Die Vorgeschichte des Bändchens ist allerdings lang und kompliziert. Vor fünfzig Jahren etwa, als sechzehnjähriger Gymnasiast, begegnete ich in meinem Schullesebuch zum ersten Mal einigen kurzen Geschichten Franz Kafkas. Ich glaube, es waren die Texte »Auf der Galerie« und »Die kaiserliche Botschaft«. Die Faszination ergriff mich sofort und ich dachte: »Wie kann man nur mit so wenig Zeilen so viel ausrichten!« Ich wollte mehr von diesen Texten sehen und fand in der Stadtbibliothek einen Auswahlband mit Kafka‘schen Erzählungen, den ich sofort verschlang, um in der Folge auch den ersten Durchgang durch die Romane »Der Prozess«, »Das Schloss« und »Der Verschollene« zu machen.
Bei aller Bewunderung für die bizarren, alptraumhaften, jedoch auch oft slapstickartig komischen und grotesk heiteren Romane beschäftigten mich die kurzen Kafka‘schen Texte doch weiterhin am stärksten. Mich packte der Impuls, mehr von diesen Geschöpfen in die Welt zu bringen, mehr von diesen denkenden Dachsen, grübelnden Affen, blasphemischen Krähen und seltsamen Artisten aufs Papier zu bannen – und ich schrieb sogleich drei oder vier Erzählungen, ganz im Kafka-Style, wie ich damals glaubte. Glücklicherweise sind diese Frühwerke komplett verschollen.
Als ich dann, mit Mitte zwanzig, beschloss, Schriftsteller zu werden, las ich etliche große Autoren sehr genau und penibel, um von ihnen das Handwerk zu lernen. So kam es auch zum zweiten Durchgang durch das Kafka’sche Werk und zum zweiten Versuch, einige Geschichten in der Manier des Meisters zu schreiben. Für das vollständige Verschwinden auch dieser Versuche habe ich dann bewusst gesorgt.

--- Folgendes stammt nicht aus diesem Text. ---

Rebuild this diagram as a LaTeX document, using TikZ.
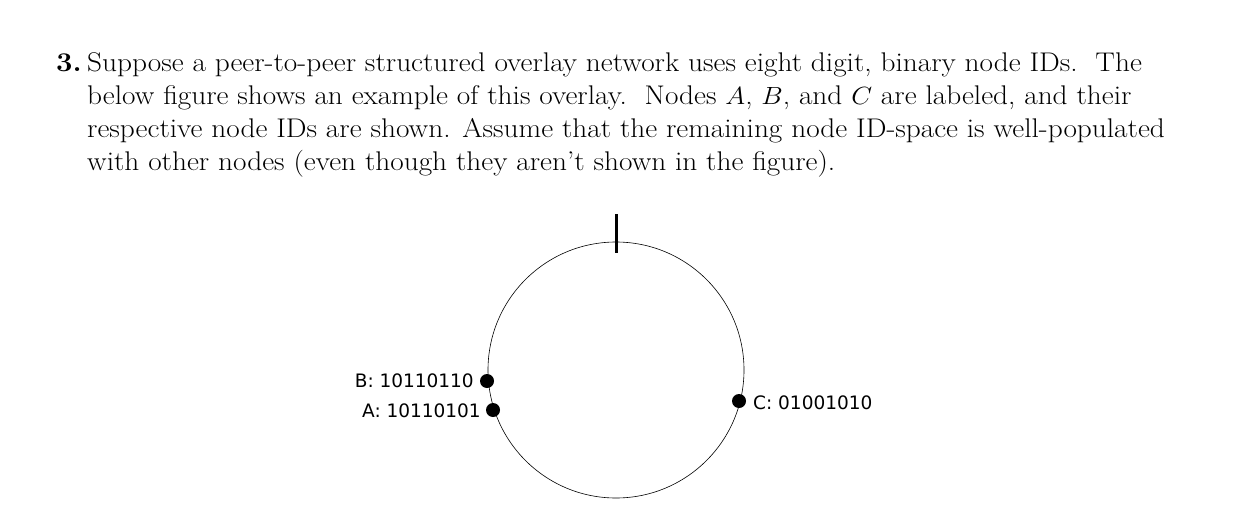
\documentclass[tikz,border=0pt]{standalone}
\usepackage{fontspec}
\newfontfamily\lab{DejaVu Sans}
\begin{document}
\begin{tikzpicture}[x=1pt,y=-1pt,
  para/.style={anchor=base west,inner sep=0pt,font=\fontsize{27}{30}\selectfont,xscale=1.085,transform shape},
  lbl/.style={inner sep=0pt,font=\lab\fontsize{18.5}{20}\selectfont},
  dot/.style={circle,fill=black,inner sep=0pt,minimum size=14pt}]
\useasboundingbox (0,0) rectangle (1242,514);
\node[para] (n3) at (56,71) {\textbf{3.}};
\node[para] (l1) at (87,71) {Suppose a peer-to-peer structured overlay network uses eight digit, binary node IDs.\ \ The};
\node[para] (l2) at (87,104) {below figure shows an example of this overlay.\ \ Nodes $A$, $B$, and $C$ are labeled, and their};
\node[para] (l3) at (87,137) {respective node IDs are shown. Assume that the remaining node ID-space is well-populated};
\node[para] (l4) at (87,170) {with other nodes (even though they aren't shown in the figure).};
\coordinate (O) at (616,370);
\draw[line width=0.6pt] (O) circle (128);
\coordinate (t1) at (616,214);
\coordinate (t2) at (616,253);
\draw[line width=3pt] (t1) -- (t2);
\node[dot] (B) at (487,381) {};
\node[dot] (A) at (493,410) {};
\node[dot] (C) at (739,401) {};
\node[lbl,anchor=east] (Bl) at (474,381) {B: 10110110};
\node[lbl,anchor=east] (Al) at (481,411) {A: 10110101};
\node[lbl,anchor=west] (Cl) at (753,403) {C: 01001010};
\end{tikzpicture}
\end{document}
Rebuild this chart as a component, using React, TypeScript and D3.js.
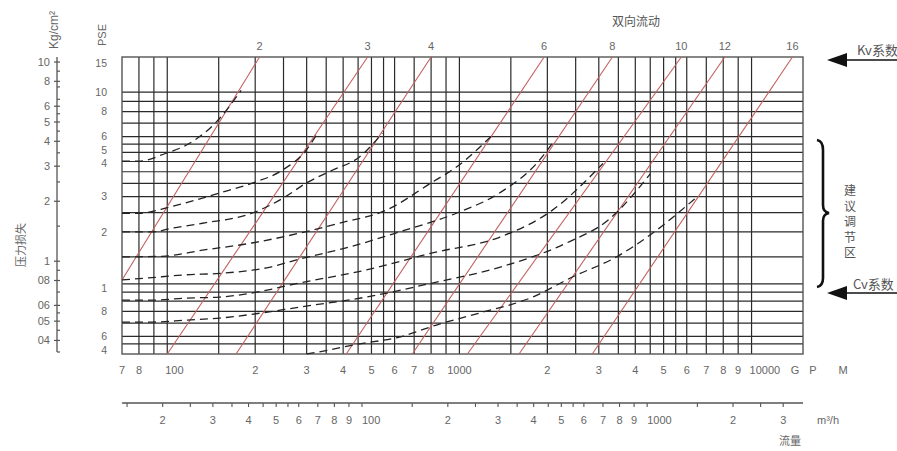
import React from "react";
import * as d3 from "d3";

const W = 897;
const H = 451;

// ---- scales' domains (data units) ----
const gpmDomain = [70, 15000];
const psiDomain = [0.49, 15];
const kgDomain = [0.35, 10.6];
const m3hDomain = [14.4, 3520];

// ---- grid ----
const gpmGrid = [80, 90, 100, 150, 200, 250, 300, 350, 400, 450, 500, 550, 600, 700, 800, 900, 1000, 1500, 2000, 2500, 3000, 3500, 4000, 4500, 5000, 5500, 6000, 7000, 8000, 9000, 10000];
const psiGrid = [10, 9, 8, 7, 6, 5.5, 5, 4.5, 4, 3.5, 3, 2.5, 2, 1.5, 1.1, 1, 0.9, 0.8, 0.7, 0.6, 0.55];

// ---- bottom GPM axis labels ----
const gpmLabelValues = [70, 80, 100, 200, 300, 400, 500, 600, 700, 800, 1000, 2000, 3000, 4000, 5000, 6000, 7000, 8000, 9000, 10000];
const gpmLabelTexts = ["7", "8", "100", "2", "3", "4", "5", "6", "7", "8", "1000", "2", "3", "4", "5", "6", "7", "8", "9", "10000"];

// ---- m3/h axis ----
const m3hTicks = [15, 20, 25, 30, 35, 40, 45, 50, 55, 60, 70, 80, 90, 100, 150, 200, 250, 300, 350, 400, 450, 500, 550, 600, 700, 800, 900, 1000, 1500, 2000, 2500, 3000];
const m3hLabelValues = [20, 30, 40, 50, 60, 70, 80, 90, 100, 200, 300, 400, 500, 600, 700, 800, 900, 1000, 2000, 3000];
const m3hLabelTexts = ["2", "3", "4", "5", "6", "7", "8", "9", "100", "2", "3", "4", "5", "6", "7", "8", "9", "1000", "2", "3"];

// ---- PSE (inner) axis labels ----
const psiLabelTexts = ["15", "10", "8", "6", "5", "4", "3", "2", "1", "8", "6", "4"];
const psiLabelAt = [14, 10, 8, 6, 5.1, 4.4, 3, 2, 1.05, 0.8, 0.6, 0.51];

// ---- Kg/cm2 (outer) axis ----
const kgLabelValues = [10, 8, 6, 5, 4, 3, 2, 1, 0.8, 0.6, 0.5, 0.4];
const kgLabelTexts = ["10", "8", "6", "5", "4", "3", "2", "1", "08", "06", "05", "04"];
const kgMinorTicks = [9, 7.5, 6.5, 5.5, 4.5, 3.5, 2.5, 1.5, 0.9, 0.7, 0.55, 0.45, 0.35];

// ---- valve size lines (red): [gpm, psi] at low and high end ----
const valveSizes = ["2", "3", "4", "6", "8", "10", "12", "16"];
const valveLowQ = [70, 100, 172, 410, 690, 1065, 1600, 2850];
const valveLowP = [1.15, 0.49, 0.49, 0.49, 0.49, 0.49, 0.49, 0.49];
const valveHighQ = [207, 485, 800, 1950, 3340, 5750, 8100, 13800];
const valveHighP = [15, 15, 15, 15, 15, 15, 15, 15];

// ---- dashed curves: [gpm, psi] ----
const curveA = [[70, 4.52], [80, 4.52], [99, 4.95], [116, 5.43], [147, 7.08], [179, 10.2]];
const curveB = [[70, 2.48], [80, 2.48], [101.6, 2.66], [150.7, 3.13], [195.4, 3.51], [247.6, 4.07], [299, 5.13], [324, 6.1]];
const curveC = [[70, 2.0], [89, 2.0], [104, 2.09], [132, 2.21], [195, 2.48], [252, 2.98], [299, 3.51], [367, 4.07], [454, 4.73], [545, 6.24]];
const curveD = [[70, 1.5], [96, 1.51], [132, 1.62], [195, 1.76], [283, 1.97], [388, 2.21], [562, 2.57], [808, 3.55], [976, 4.22], [1297, 6.1]];
const curveE = [[70, 1.15], [85, 1.175], [116, 1.22], [151, 1.24], [223, 1.33], [283, 1.46], [420, 1.68], [623, 2.0], [976, 2.48], [1371, 3.13], [1879, 4.57], [2082, 5.56]];
const curveF = [[70, 0.912], [89, 0.912], [116, 0.933], [151, 0.944], [195, 0.989], [283, 1.11], [480, 1.29], [808, 1.57], [1371, 1.88], [2082, 2.57], [3100, 4.4]];
const curveG = [[70, 0.708], [89, 0.708], [116, 0.724], [151, 0.741], [209, 0.785], [283, 0.841], [480, 0.944], [808, 1.11], [1371, 1.33], [2325, 1.76], [3240, 2.3], [4500, 3.9]];
const curveH = [[300, 0.49], [358, 0.513], [430, 0.543], [623, 0.596], [854, 0.692], [1171, 0.785], [1781, 0.944], [2438, 1.19], [3449, 1.5], [4581, 1.97], [6480, 2.98]];
const dashedCurves = [curveA, curveB, curveC, curveD, curveE, curveF, curveG, curveH];

const LAT = "'Liberation Sans', Arial, sans-serif";
const CJK = "'Noto Sans CJK SC', sans-serif";
const TXT = "#666";
const GRID = "#2a2a2a";
const RED = "#c46060";

export default function App() {
  const left = 122, right = 803, top = 57, bottom = 354;
  const x = d3.scaleLog().domain(gpmDomain).range([left, right]);
  const y = d3.scaleLog().domain(psiDomain).range([bottom, top]);
  const yKg = d3.scaleLog().domain(kgDomain).range([352, 57]);
  const xM = d3.scaleLog().domain(m3hDomain).range([left, right]);

  const line = d3
    .line<number[]>()
    .x((d) => x(d[0]))
    .y((d) => y(d[1]))
    .curve(d3.curveMonotoneX);

  const kgX = 57;
  const m3Y = 403;

  return (
    <svg width={W} height={H} style={{ position: "absolute", left: 0, top: 0, background: "#fff" }}>
      {/* grid */}
      <g stroke={GRID} strokeWidth={1.2}>
        {gpmGrid.map((v, i) => (
          <line key={"v" + i} x1={x(v)} x2={x(v)} y1={top} y2={bottom} />
        ))}
        {psiGrid.map((v, i) => (
          <line key={"h" + i} x1={left} x2={right} y1={y(v)} y2={y(v)} />
        ))}
      </g>
      <rect x={left} y={top} width={right - left} height={bottom - top} fill="none" stroke="#555" strokeWidth={1.4} />

      {/* red valve lines */}
      <g stroke={RED} strokeWidth={1.1}>
        {valveSizes.map((s, i) => (
          <line key={"r" + i} x1={x(valveLowQ[i])} y1={y(valveLowP[i])} x2={x(valveHighQ[i])} y2={y(valveHighP[i])} />
        ))}
      </g>

      {/* dashed curves */}
      <g fill="none" stroke="#222" strokeWidth={1.3} strokeDasharray="8,5">
        {dashedCurves.map((c, i) => (
          <path key={"c" + i} d={line(c) || ""} />
        ))}
      </g>

      {/* valve size labels on top */}
      <g fontFamily={LAT} fontSize={11} fill={TXT} textAnchor="middle">
        {valveSizes.map((s, i) => (
          <text key={"vl" + i} x={x(valveHighQ[i])} y={50}>{s}</text>
        ))}
      </g>
      <text x={636} y={26} fontFamily={CJK} fontSize={12} fill="#555" textAnchor="middle">双向流动</text>

      {/* PSE inner axis labels */}
      <g fontFamily={LAT} fontSize={10.5} fill={TXT} textAnchor="end">
        {psiLabelTexts.map((t, i) => (
          <text key={"pl" + i} x={107} y={y(psiLabelAt[i])} dy="0.35em">{t}</text>
        ))}
      </g>
      <text transform="translate(106,35) rotate(-90)" fontFamily={LAT} fontSize={11} fill={TXT} textAnchor="middle">PSE</text>

      {/* Kg/cm2 outer axis */}
      <line x1={kgX} x2={kgX} y1={57} y2={352} stroke="#555" strokeWidth={1.3} />
      <g stroke="#555" strokeWidth={1.2}>
        {kgLabelValues.map((v, i) => (
          <line key={"kt" + i} x1={kgX - 3} x2={kgX + 3} y1={yKg(v)} y2={yKg(v)} />
        ))}
        {kgMinorTicks.map((v, i) => (
          <line key={"km" + i} x1={kgX} x2={kgX + 3} y1={yKg(v)} y2={yKg(v)} />
        ))}
      </g>
      <g fontFamily={LAT} fontSize={11} fill={TXT} textAnchor="end">
        {kgLabelTexts.map((t, i) => (
          <text key={"kl" + i} x={50} y={yKg(kgLabelValues[i])} dy="0.35em">{t}</text>
        ))}
      </g>
      <text transform="translate(58,30) rotate(-90)" fontFamily={LAT} fontSize={12} fill={TXT} textAnchor="middle">Kg/cm²</text>
      <text transform="translate(25,245) rotate(-90)" fontFamily={CJK} fontSize={11} fill={TXT} textAnchor="middle">压力损失</text>

      {/* bottom GPM labels */}
      <g fontFamily={LAT} fontSize={11} fill={TXT}>
        {gpmLabelTexts.map((t, i) => {
          const v = gpmLabelValues[i];
          const anchor = t === "100" || t === "10000" ? "start" : "middle";
          return (
            <text key={"gl" + i} x={x(v) + (anchor === "start" ? -2 : 0)} y={374} textAnchor={anchor}>{t}</text>
          );
        })}
        <text x={795} y={374} textAnchor="middle">G</text>
        <text x={813} y={374} textAnchor="middle">P</text>
        <text x={843} y={374} textAnchor="middle">M</text>
      </g>

      {/* m3/h axis */}
      <line x1={left} x2={right} y1={m3Y} y2={m3Y} stroke="#555" strokeWidth={1.3} />
      <g stroke="#555" strokeWidth={1.1}>
        {m3hTicks.map((v, i) => (
          <line key={"mt" + i} x1={xM(v)} x2={xM(v)} y1={m3Y} y2={m3Y + 4} />
        ))}
      </g>
      <g fontFamily={LAT} fontSize={11} fill={TXT}>
        {m3hLabelTexts.map((t, i) => {
          const v = m3hLabelValues[i];
          const anchor = t.length > 1 ? "start" : "middle";
          return (
            <text key={"ml" + i} x={xM(v)} y={424} textAnchor={anchor}>{t}</text>
          );
        })}
        <text x={817} y={424}>m³/h</text>
      </g>
      <text x={790} y={445} fontFamily={CJK} fontSize={11} fill={TXT} textAnchor="middle">流量</text>

      {/* right annotations */}
      <polygon points="827,60 847,53 847,67" fill="#111" />
      <line x1={845} x2={897} y1={60} y2={60} stroke="#111" strokeWidth={1.4} />
      <text x={857} y={55} fontFamily={CJK} fontSize={13} fill="#555">Kv系数</text>

      <polygon points="827,293 847,286 847,300" fill="#111" />
      <line x1={845} x2={897} y1={293} y2={293} stroke="#111" strokeWidth={1.4} />
      <text x={853} y={289} fontFamily={CJK} fontSize={13} fill="#555">Cv系数</text>

      <path d="M817,140 Q823,141 823,150 L823,205 Q823,212 829,213 Q823,214 823,221 L823,278 Q823,286 817,287" fill="none" stroke="#111" strokeWidth={2.6} />
      <g fontFamily={CJK} fontSize={12} fill="#555" textAnchor="middle">
        {["建", "议", "调", "节", "区"].map((c, i) => (
          <text key={"z" + i} x={850} y={195 + i * 15.5}>{c}</text>
        ))}
      </g>
    </svg>
  );
}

Im Jahre 2002 jedoch, mittlerweile war ich älter geworden als Kafka leben durfte, unternahm ich die dritte Wanderung durch Kafkas Werk. Und endlich gelang mir die Erzählung »Die Babylonischen Maulwürfe«. Ich nahm mir vor, gleich noch ein paar dieser Variationen aufs Papier zu werfen – und siehe da, es dauerte nur zweiundzwanzig Jahre, schon hatte ich zehn davon zusammen.